Schmallenberg disease is so new that it was only named in December, after the town in western Germany where the first cases were seen last August. Scientists are not sure how it is transmitted, but the leading theory is that plumes of midges carrying the disease were blown across the sea in the autumn.
Sheep have a gestation period of five months, so the adults infected then are beginning to give birth now. There is also a fear that cows will be affected. So far the disease has been found in cattle at five British farms, where calves have been aborted six months into pregnancy.
Public meeting
Cows have a longer gestation period than sheep, so any major impact on births will not be seen until later in the year. John, who does not want his surname to be used, has lost 40 of the 400 lambs born so far, but others have lost more.
He went to a public meeting where a scientist from the Animal Health and Veterinary Laboratories Agency (AHVLA) said the worst-hit farms could lose half their flocks.

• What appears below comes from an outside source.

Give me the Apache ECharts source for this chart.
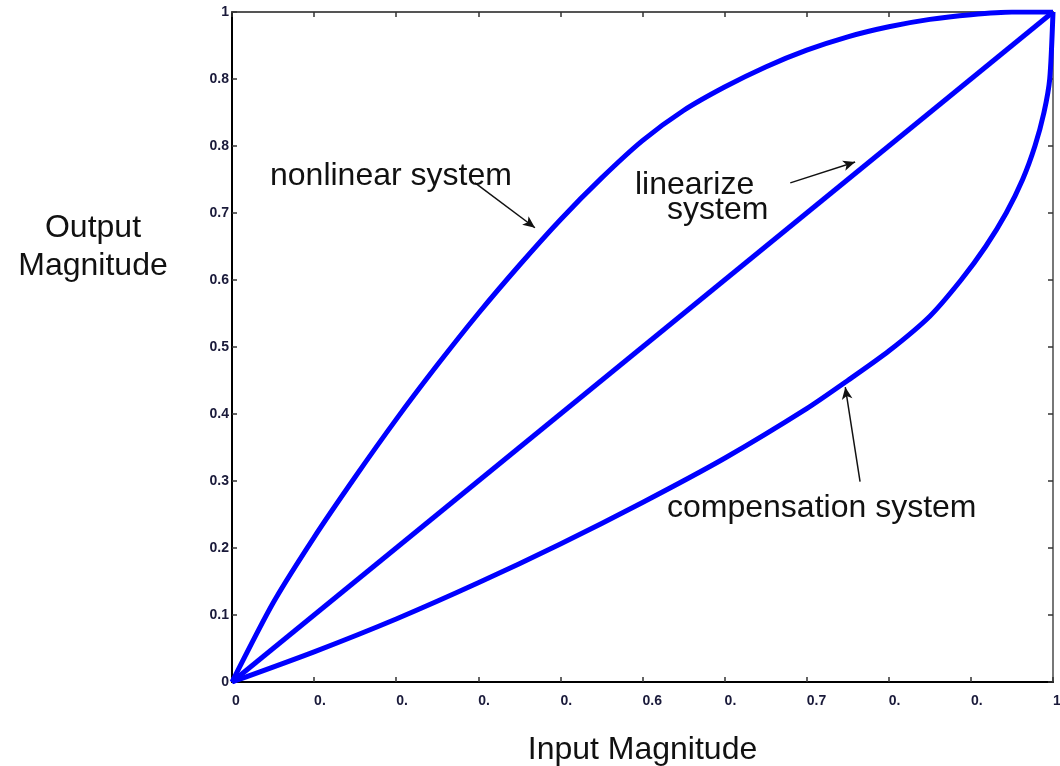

The Department for Environment, Food and Rural Affairs said this has happened in rare cases in Europe, but the worst seen in Britain so far is 20 per cent.
That is still a major challenge to the farming industry, which is already struggling. Lambs can fetch £100 (Dh585) each at market and 16 million are born in Britain every year. "This has huge potential financial implications for the farming community," says Alistair Mackintosh, said of the National Farmers Union's (NFU) livestock board.
Catastrophic
"To lose 20 per cent of your flock is catastrophic. I was talking to a farmer who has 10,000 sheep. If he loses even five per cent of the animals born this year, that's a hell of a lot of lambs."
Catherine McLaughlin, the NFU's animal health and welfare policy adviser, said there was no need to fear eating lamb or being near the animals. "We've had reassuring messages from the Food Standard Agency and the Health Protection Agency and the equivalent bodies in Europe," she said.